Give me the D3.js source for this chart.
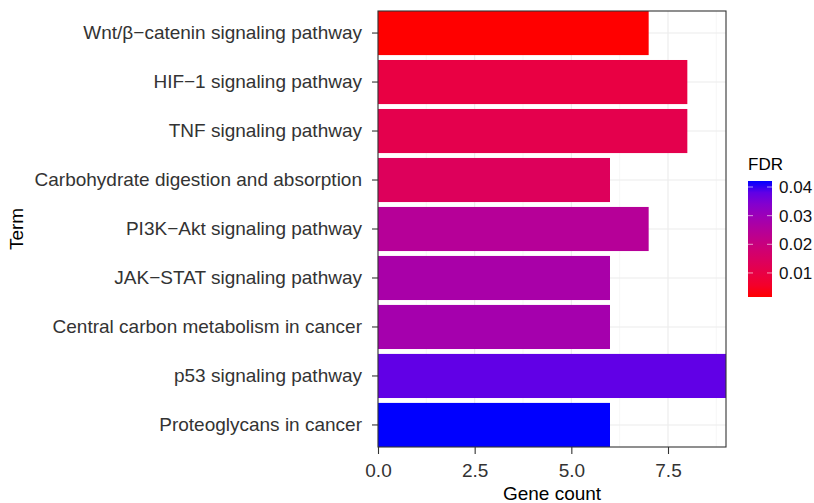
<!DOCTYPE html>
<html>
<head>
<meta charset="utf-8">
<script src="https://cdn.jsdelivr.net/npm/d3@7"></script>
<style>
  body { margin: 0; background: #fff; }
  text { font-family: "Liberation Sans", Arial, sans-serif; }
</style>
</head>
<body>
<script>
const terms = [
    "Wnt/β\u2212catenin signaling pathway",
    "HIF\u22121 signaling pathway",
    "TNF signaling pathway",
    "Carbohydrate digestion and absorption",
    "PI3K\u2212Akt signaling pathway",
    "JAK\u2212STAT signaling pathway",
    "Central carbon metabolism in cancer",
    "p53 signaling pathway",
    "Proteoglycans in cancer"
]
const geneCount = [7, 8, 8, 6, 7, 6, 6, 9, 6]
const fdr = [0.0016, 0.0097, 0.0113, 0.0138, 0.0247, 0.0275, 0.0283, 0.038, 0.0421]
const xTicks = [0, 2.5, 5, 7.5]
const xMinor = [1.25, 3.75, 6.25, 8.75]
const fdrTicks = [0.01, 0.02, 0.03, 0.04]

const width = 814, height = 503
const panel = { left: 378, right: 726, top: 11, bottom: 447 }

const svg = d3.select("body")
    .append("svg")
    .attr("width", width)
    .attr("height", height)

const xScale = d3.scaleLinear().domain([0, 9]).range([panel.left, panel.right])
const yScale = d3.scaleBand().domain(terms).range([panel.top, panel.bottom])
    .paddingInner(0.1).paddingOuter(0)

const fdrExtent = d3.extent(fdr)
const color = d3.scaleLinear().domain(fdrExtent).range(["red", "blue"])
    .interpolate(d3.interpolateLab)

// grid
const grid = svg.append("g")
xMinor.forEach(v => {
    grid.append("line").attr("x1", xScale(v)).attr("x2", xScale(v))
        .attr("y1", panel.top).attr("y2", panel.bottom)
        .attr("stroke", "#f2f2f2").attr("stroke-width", 0.6)
})
xTicks.forEach(v => {
    grid.append("line").attr("x1", xScale(v)).attr("x2", xScale(v))
        .attr("y1", panel.top).attr("y2", panel.bottom)
        .attr("stroke", "#ebebeb").attr("stroke-width", 1.1)
})
terms.forEach(t => {
    const y = yScale(t) + yScale.bandwidth() / 2
    grid.append("line").attr("x1", panel.left).attr("x2", panel.right)
        .attr("y1", y).attr("y2", y)
        .attr("stroke", "#ebebeb").attr("stroke-width", 1.1)
})

// bars
svg.selectAll(".bar")
    .data(terms)
    .enter().append("rect")
    .attr("class", "bar")
    .attr("x", xScale(0))
    .attr("y", d => yScale(d))
    .attr("width", (d, i) => xScale(geneCount[i]) - xScale(0))
    .attr("height", yScale.bandwidth())
    .attr("fill", (d, i) => color(fdr[i]))

// panel border
svg.append("rect")
    .attr("x", panel.left).attr("y", panel.top)
    .attr("width", panel.right - panel.left).attr("height", panel.bottom - panel.top)
    .attr("fill", "none").attr("stroke", "#333").attr("stroke-width", 1.1)

// axes
const xaxis = d3.axisBottom(xScale).tickValues(xTicks).tickFormat(d3.format(".1f"))
    .tickSize(7).tickPadding(10)
const gx = svg.append("g")
    .attr("transform", `translate(0,${panel.bottom})`)
    .call(xaxis)
gx.select(".domain").remove()
gx.selectAll("line").attr("stroke", "#333").attr("stroke-width", 1.1)
gx.selectAll("text").attr("fill", "#333").style("font-size", "19px")

const yaxis = d3.axisLeft(yScale).tickSize(6).tickPadding(10)
const gy = svg.append("g")
    .attr("transform", `translate(${panel.left},0)`)
    .call(yaxis)
gy.select(".domain").remove()
gy.selectAll("line").attr("stroke", "#333").attr("stroke-width", 1.1)
gy.selectAll("text").attr("fill", "#333").style("font-size", "19px")

svg.append("text")
    .attr("x", (panel.left + panel.right) / 2).attr("y", 500)
    .attr("text-anchor", "middle").style("font-size", "19px")
    .text("Gene count")

svg.append("text")
    .attr("transform", `translate(23,${(panel.top + panel.bottom) / 2}) rotate(-90)`)
    .attr("text-anchor", "middle").style("font-size", "19px")
    .text("Term")

// legend
const lg = { x: 748, w: 24, top: 181, bottom: 297 }
const lScale = d3.scaleLinear().domain(fdrExtent).range([lg.bottom, lg.top])

const defs = svg.append("defs")
const grad = defs.append("linearGradient").attr("id", "fdrgrad")
    .attr("x1", 0).attr("x2", 0).attr("y1", 1).attr("y2", 0)
d3.range(0, 1.0001, 0.1).forEach(t => {
    grad.append("stop").attr("offset", t)
        .attr("stop-color", color(fdrExtent[0] + t * (fdrExtent[1] - fdrExtent[0])))
})
svg.append("rect")
    .attr("x", lg.x).attr("y", lg.top)
    .attr("width", lg.w).attr("height", lg.bottom - lg.top)
    .attr("fill", "url(#fdrgrad)")

fdrTicks.forEach(v => {
    const y = lScale(v)
    svg.append("line").attr("x1", lg.x).attr("x2", lg.x + 5)
        .attr("y1", y).attr("y2", y).attr("stroke", "#fff").attr("stroke-opacity", 0.6)
    svg.append("line").attr("x1", lg.x + lg.w - 5).attr("x2", lg.x + lg.w)
        .attr("y1", y).attr("y2", y).attr("stroke", "#fff").attr("stroke-opacity", 0.6)
    svg.append("text").attr("x", lg.x + lg.w + 7).attr("y", y + 6)
        .style("font-size", "17px").attr("fill", "#111")
        .text(d3.format(".2f")(v))
})

svg.append("text")
    .attr("x", lg.x).attr("y", 170)
    .style("font-size", "17px")
    .text("FDR")
</script>
</body>
</html>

Written task:
Reproduce the full material exactly, excluding the pictures.

Solution:
Give me the D3.js source for this chart.
<!DOCTYPE html>
<html>
<head>
<meta charset="utf-8">
<script src="https://cdn.jsdelivr.net/npm/d3@7"></script>
<style>
  body { margin: 0; background: #fff; }
  text { font-family: "Liberation Sans", Arial, sans-serif; }
</style>
</head>
<body>
<script>
const terms = [
    "Wnt/β\u2212catenin signaling pathway",
    "HIF\u22121 signaling pathway",
    "TNF signaling pathway",
    "Carbohydrate digestion and absorption",
    "PI3K\u2212Akt signaling pathway",
    "JAK\u2212STAT signaling pathway",
    "Central carbon metabolism in cancer",
    "p53 signaling pathway",
    "Proteoglycans in cancer"
]
const geneCount = [7, 8, 8, 6, 7, 6, 6, 9, 6]
const fdr = [0.0016, 0.0097, 0.0113, 0.0138, 0.0247, 0.0275, 0.0283, 0.038, 0.0421]
const xTicks = [0, 2.5, 5, 7.5]
const xMinor = [1.25, 3.75, 6.25, 8.75]
const fdrTicks = [0.01, 0.02, 0.03, 0.04]

const width = 814, height = 503
const panel = { left: 378, right: 726, top: 11, bottom: 447 }

const svg = d3.select("body")
    .append("svg")
    .attr("width", width)
    .attr("height", height)

const xScale = d3.scaleLinear().domain([0, 9]).range([panel.left, panel.right])
const yScale = d3.scaleBand().domain(terms).range([panel.top, panel.bottom])
    .paddingInner(0.1).paddingOuter(0)

const fdrExtent = d3.extent(fdr)
const color = d3.scaleLinear().domain(fdrExtent).range(["red", "blue"])
    .interpolate(d3.interpolateLab)

// grid
const grid = svg.append("g")
xMinor.forEach(v => {
    grid.append("line").attr("x1", xScale(v)).attr("x2", xScale(v))
        .attr("y1", panel.top).attr("y2", panel.bottom)
        .attr("stroke", "#f2f2f2").attr("stroke-width", 0.6)
})
xTicks.forEach(v => {
    grid.append("line").attr("x1", xScale(v)).attr("x2", xScale(v))
        .attr("y1", panel.top).attr("y2", panel.bottom)
        .attr("stroke", "#ebebeb").attr("stroke-width", 1.1)
})
terms.forEach(t => {
    const y = yScale(t) + yScale.bandwidth() / 2
    grid.append("line").attr("x1", panel.left).attr("x2", panel.right)
        .attr("y1", y).attr("y2", y)
        .attr("stroke", "#ebebeb").attr("stroke-width", 1.1)
})

// bars
svg.selectAll(".bar")
    .data(terms)
    .enter().append("rect")
    .attr("class", "bar")
    .attr("x", xScale(0))
    .attr("y", d => yScale(d))
    .attr("width", (d, i) => xScale(geneCount[i]) - xScale(0))
    .attr("height", yScale.bandwidth())
    .attr("fill", (d, i) => color(fdr[i]))

// panel border
svg.append("rect")
    .attr("x", panel.left).attr("y", panel.top)
    .attr("width", panel.right - panel.left).attr("height", panel.bottom - panel.top)
    .attr("fill", "none").attr("stroke", "#333").attr("stroke-width", 1.1)

// axes
const xaxis = d3.axisBottom(xScale).tickValues(xTicks).tickFormat(d3.format(".1f"))
    .tickSize(7).tickPadding(10)
const gx = svg.append("g")
    .attr("transform", `translate(0,${panel.bottom})`)
    .call(xaxis)
gx.select(".domain").remove()
gx.selectAll("line").attr("stroke", "#333").attr("stroke-width", 1.1)
gx.selectAll("text").attr("fill", "#333").style("font-size", "19px")

const yaxis = d3.axisLeft(yScale).tickSize(6).tickPadding(10)
const gy = svg.append("g")
    .attr("transform", `translate(${panel.left},0)`)
    .call(yaxis)
gy.select(".domain").remove()
gy.selectAll("line").attr("stroke", "#333").attr("stroke-width", 1.1)
gy.selectAll("text").attr("fill", "#333").style("font-size", "19px")

svg.append("text")
    .attr("x", (panel.left + panel.right) / 2).attr("y", 500)
    .attr("text-anchor", "middle").style("font-size", "19px")
    .text("Gene count")

svg.append("text")
    .attr("transform", `translate(23,${(panel.top + panel.bottom) / 2}) rotate(-90)`)
    .attr("text-anchor", "middle").style("font-size", "19px")
    .text("Term")

// legend
const lg = { x: 748, w: 24, top: 181, bottom: 297 }
const lScale = d3.scaleLinear().domain(fdrExtent).range([lg.bottom, lg.top])

const defs = svg.append("defs")
const grad = defs.append("linearGradient").attr("id", "fdrgrad")
    .attr("x1", 0).attr("x2", 0).attr("y1", 1).attr("y2", 0)
d3.range(0, 1.0001, 0.1).forEach(t => {
    grad.append("stop").attr("offset", t)
        .attr("stop-color", color(fdrExtent[0] + t * (fdrExtent[1] - fdrExtent[0])))
})
svg.append("rect")
    .attr("x", lg.x).attr("y", lg.top)
    .attr("width", lg.w).attr("height", lg.bottom - lg.top)
    .attr("fill", "url(#fdrgrad)")

fdrTicks.forEach(v => {
    const y = lScale(v)
    svg.append("line").attr("x1", lg.x).attr("x2", lg.x + 5)
        .attr("y1", y).attr("y2", y).attr("stroke", "#fff").attr("stroke-opacity", 0.6)
    svg.append("line").attr("x1", lg.x + lg.w - 5).attr("x2", lg.x + lg.w)
        .attr("y1", y).attr("y2", y).attr("stroke", "#fff").attr("stroke-opacity", 0.6)
    svg.append("text").attr("x", lg.x + lg.w + 7).attr("y", y + 6)
        .style("font-size", "17px").attr("fill", "#111")
        .text(d3.format(".2f")(v))
})

svg.append("text")
    .attr("x", lg.x).attr("y", 170)
    .style("font-size", "17px")
    .text("FDR")
</script>
</body>
</html>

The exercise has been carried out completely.